**INSTRUCTION:**
Would you transcribe the listing that follows, character for character, and omit its images?

**SOURCE RECORDS:**
◇ ◇ ◇

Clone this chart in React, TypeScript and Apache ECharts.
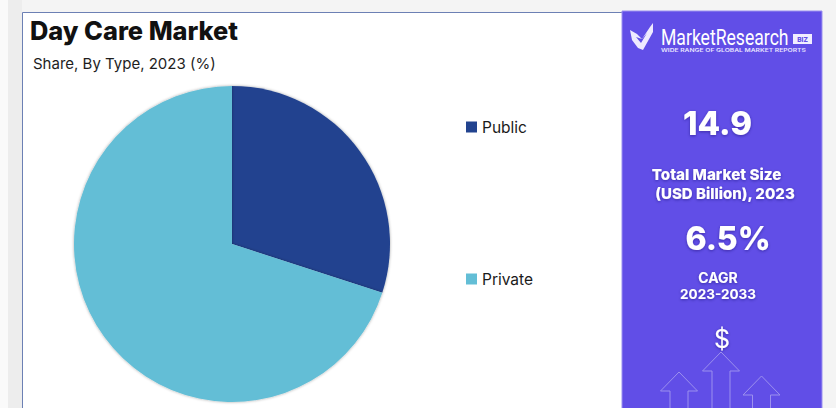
import React, { useEffect, useRef } from "react";
import * as echarts from "echarts";

const categories = ["Public", "Private"];
const shares = [30, 70];
const colors = ["#22438F", "#63BED6"];
const FONT = "Inter";

export default function App() {
  const ref = useRef<HTMLDivElement>(null);
  useEffect(() => {
    document.body.style.margin = "0";
    const chart = echarts.init(ref.current!, null, { renderer: "svg" });
    const arrowLine = { stroke: "#9C90EE", lineWidth: 1, fill: "none" };
    const arrow = (tx: number, ty: number, bottom: number) => ({
      type: "polyline",
      silent: true,
      shape: {
        points: [
          [tx - 9, bottom],
          [tx - 9, ty + 19],
          [tx - 18.5, ty + 19],
          [tx, ty],
          [tx + 18.5, ty + 19],
          [tx + 9, ty + 19],
          [tx + 9, bottom],
        ],
      },
      style: arrowLine,
    });
    const white = "#FFFFFF";
    const centre = (text: string, x: number, y: number, size: number, weight: any = 700) => ({
      type: "text",
      x,
      y,
      style: {
        text,
        fill: white,
        font: `${weight} ${size}px ${FONT}`,
        textAlign: "center",
        textVerticalAlign: "middle",
        textShadowColor: "rgba(20,10,90,0.45)",
        textShadowBlur: 3,
        textShadowOffsetY: 1,
      },
    });
    chart.setOption({
      animation: false,
      backgroundColor: "#F4F4F4",
      legend: {
        data: categories,
        orient: "vertical",
        left: 461,
        top: 114,
        itemWidth: 11,
        itemHeight: 11,
        itemGap: 136,
        icon: "rect",
        selectedMode: false,
        textStyle: { fontFamily: FONT, fontSize: 15.5, color: "#1A1A1A" },
      },
      series: [
        {
          type: "pie",
          center: [232, 244],
          radius: [0, 158],
          startAngle: 90,
          clockwise: true,
          silent: true,
          label: { show: false },
          labelLine: { show: false },
          z: 5,
          data: categories.map((name, i) => ({
            name,
            value: shares[i],
            itemStyle: {
              color: colors[i],
              shadowColor: "rgba(0,0,0,0.35)",
              shadowBlur: 3,
            },
          })),
        },
      ],
      graphic: {
        elements: [
          { type: "rect", z: -10, shape: { x: 0, y: 0, width: 8, height: 408 }, style: { fill: "#FAFAFA" } },
          { type: "rect", z: -10, shape: { x: 8, y: 0, width: 14, height: 408 }, style: { fill: "#EDEDED" } },
          { type: "rect", z: -9, shape: { x: 22.5, y: 12.5, width: 600, height: 400 }, style: { fill: "#FFFFFF", stroke: "#6C80B4", lineWidth: 1 } },
          { type: "rect", z: -8, shape: { x: 622, y: 11, width: 200, height: 400 }, style: { fill: "#614EE7", stroke: "#9B90F0", lineWidth: 1 } },
          { type: "text", x: 30, y: 30, style: { text: "Day Care Market", fill: "#111111", font: `800 25.4px ${FONT}`, textVerticalAlign: "middle" } },
          { type: "text", x: 33, y: 63, style: { text: "Share, By Type, 2023 (%)", fill: "#1E1E1E", font: `400 15px ${FONT}`, textVerticalAlign: "middle" } },
          { type: "polygon", shape: { points: [[630, 30], [637, 34], [642, 39], [650, 27], [653, 23], [653, 32], [643, 50], [638, 48], [632, 40]] }, style: { fill: "#EFEAFF" } },
          { type: "polygon", shape: { points: [[636, 37], [641, 43], [647, 33], [642, 39]] }, style: { fill: "#614EE7" } },
          { type: "text", x: 661, y: 38, scaleX: 0.8, style: { text: "MarketResearch", fill: white, font: `400 22px Roboto`, textVerticalAlign: "middle" } },
          { type: "rect", shape: { x: 793, y: 34, width: 19, height: 10 }, style: { fill: "#F0EDFF" } },
          { type: "text", x: 802.5, y: 39.5, style: { text: "BIZ", fill: "#614EE7", font: `800 6.5px ${FONT}`, textAlign: "center", textVerticalAlign: "middle" } },
          { type: "text", x: 661, y: 50, scaleX: 1.24, style: { text: "WIDE RANGE OF GLOBAL MARKET REPORTS", fill: "#E8E4FF", font: `600 5.4px ${FONT}`, textVerticalAlign: "middle" } },
          centre("14.9", 717.5, 123, 33, 800),
          centre("Total Market Size", 716.5, 174, 15.2, 800),
          centre("(USD Billion), 2023", 725, 193, 15, 800),
          centre("6.5%", 728, 238, 32, 800),
          centre("CAGR", 718, 277, 14, 700),
          centre("2023-2033", 718, 294, 13.5, 700),
          centre("$", 722, 339, 25, 400),
          arrow(721, 352, 412),
          arrow(679, 372, 412),
          arrow(761.5, 376, 412),
        ],
      },
    });
    return () => chart.dispose();
  }, []);
  return <div ref={ref} style={{ position: "absolute", left: 0, top: 0, width: 836, height: 408 }} />;
}
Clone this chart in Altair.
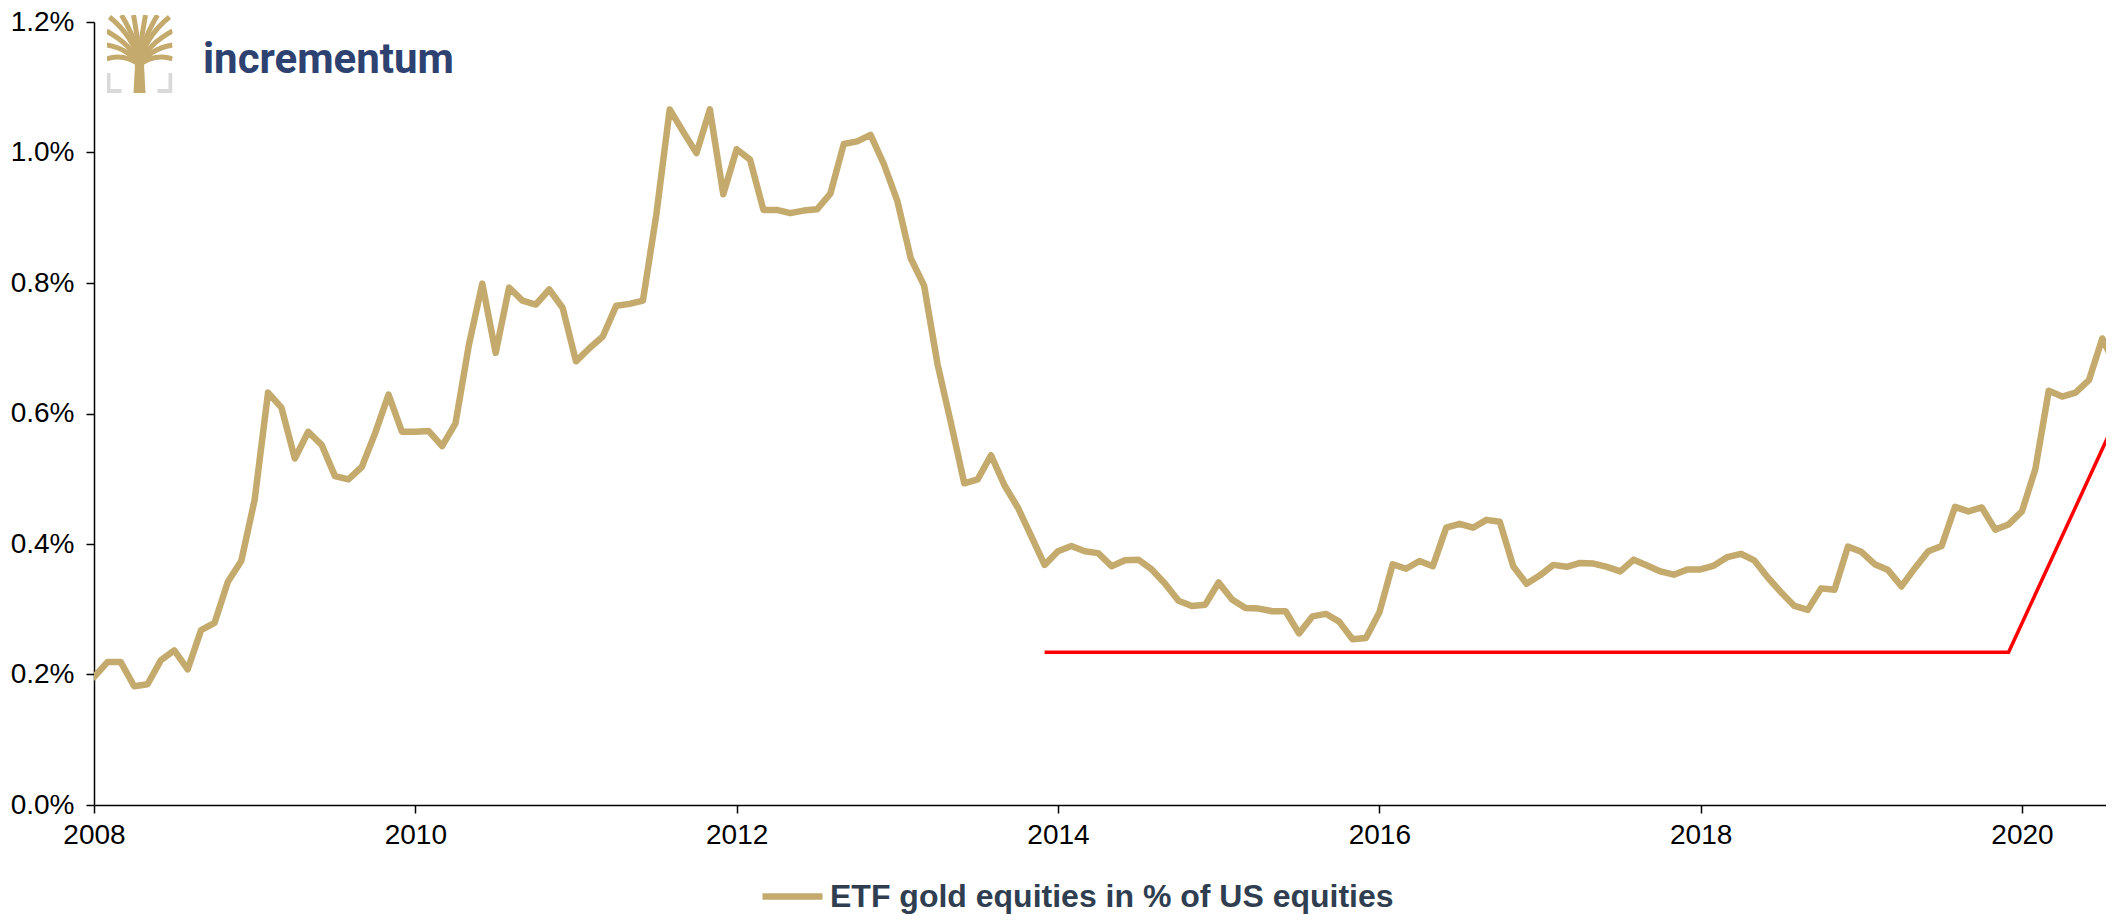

◇ ◇ ◇

**THE SOLUTION:**
Clone this chart in React, TypeScript and Apache ECharts.
import React, { useEffect, useRef } from "react";
import * as echarts from "echarts";

const categories = ["Public", "Private"];
const shares = [30, 70];
const colors = ["#22438F", "#63BED6"];
const FONT = "Inter";

export default function App() {
  const ref = useRef<HTMLDivElement>(null);
  useEffect(() => {
    document.body.style.margin = "0";
    const chart = echarts.init(ref.current!, null, { renderer: "svg" });
    const arrowLine = { stroke: "#9C90EE", lineWidth: 1, fill: "none" };
    const arrow = (tx: number, ty: number, bottom: number) => ({
      type: "polyline",
      silent: true,
      shape: {
        points: [
          [tx - 9, bottom],
          [tx - 9, ty + 19],
          [tx - 18.5, ty + 19],
          [tx, ty],
          [tx + 18.5, ty + 19],
          [tx + 9, ty + 19],
          [tx + 9, bottom],
        ],
      },
      style: arrowLine,
    });
    const white = "#FFFFFF";
    const centre = (text: string, x: number, y: number, size: number, weight: any = 700) => ({
      type: "text",
      x,
      y,
      style: {
        text,
        fill: white,
        font: `${weight} ${size}px ${FONT}`,
        textAlign: "center",
        textVerticalAlign: "middle",
        textShadowColor: "rgba(20,10,90,0.45)",
        textShadowBlur: 3,
        textShadowOffsetY: 1,
      },
    });
    chart.setOption({
      animation: false,
      backgroundColor: "#F4F4F4",
      legend: {
        data: categories,
        orient: "vertical",
        left: 461,
        top: 114,
        itemWidth: 11,
        itemHeight: 11,
        itemGap: 136,
        icon: "rect",
        selectedMode: false,
        textStyle: { fontFamily: FONT, fontSize: 15.5, color: "#1A1A1A" },
      },
      series: [
        {
          type: "pie",
          center: [232, 244],
          radius: [0, 158],
          startAngle: 90,
          clockwise: true,
          silent: true,
          label: { show: false },
          labelLine: { show: false },
          z: 5,
          data: categories.map((name, i) => ({
            name,
            value: shares[i],
            itemStyle: {
              color: colors[i],
              shadowColor: "rgba(0,0,0,0.35)",
              shadowBlur: 3,
            },
          })),
        },
      ],
      graphic: {
        elements: [
          { type: "rect", z: -10, shape: { x: 0, y: 0, width: 8, height: 408 }, style: { fill: "#FAFAFA" } },
          { type: "rect", z: -10, shape: { x: 8, y: 0, width: 14, height: 408 }, style: { fill: "#EDEDED" } },
          { type: "rect", z: -9, shape: { x: 22.5, y: 12.5, width: 600, height: 400 }, style: { fill: "#FFFFFF", stroke: "#6C80B4", lineWidth: 1 } },
          { type: "rect", z: -8, shape: { x: 622, y: 11, width: 200, height: 400 }, style: { fill: "#614EE7", stroke: "#9B90F0", lineWidth: 1 } },
          { type: "text", x: 30, y: 30, style: { text: "Day Care Market", fill: "#111111", font: `800 25.4px ${FONT}`, textVerticalAlign: "middle" } },
          { type: "text", x: 33, y: 63, style: { text: "Share, By Type, 2023 (%)", fill: "#1E1E1E", font: `400 15px ${FONT}`, textVerticalAlign: "middle" } },
          { type: "polygon", shape: { points: [[630, 30], [637, 34], [642, 39], [650, 27], [653, 23], [653, 32], [643, 50], [638, 48], [632, 40]] }, style: { fill: "#EFEAFF" } },
          { type: "polygon", shape: { points: [[636, 37], [641, 43], [647, 33], [642, 39]] }, style: { fill: "#614EE7" } },
          { type: "text", x: 661, y: 38, scaleX: 0.8, style: { text: "MarketResearch", fill: white, font: `400 22px Roboto`, textVerticalAlign: "middle" } },
          { type: "rect", shape: { x: 793, y: 34, width: 19, height: 10 }, style: { fill: "#F0EDFF" } },
          { type: "text", x: 802.5, y: 39.5, style: { text: "BIZ", fill: "#614EE7", font: `800 6.5px ${FONT}`, textAlign: "center", textVerticalAlign: "middle" } },
          { type: "text", x: 661, y: 50, scaleX: 1.24, style: { text: "WIDE RANGE OF GLOBAL MARKET REPORTS", fill: "#E8E4FF", font: `600 5.4px ${FONT}`, textVerticalAlign: "middle" } },
          centre("14.9", 717.5, 123, 33, 800),
          centre("Total Market Size", 716.5, 174, 15.2, 800),
          centre("(USD Billion), 2023", 725, 193, 15, 800),
          centre("6.5%", 728, 238, 32, 800),
          centre("CAGR", 718, 277, 14, 700),
          centre("2023-2033", 718, 294, 13.5, 700),
          centre("$", 722, 339, 25, 400),
          arrow(721, 352, 412),
          arrow(679, 372, 412),
          arrow(761.5, 376, 412),
        ],
      },
    });
    return () => chart.dispose();
  }, []);
  return <div ref={ref} style={{ position: "absolute", left: 0, top: 0, width: 836, height: 408 }} />;
}
Clone this chart in Altair.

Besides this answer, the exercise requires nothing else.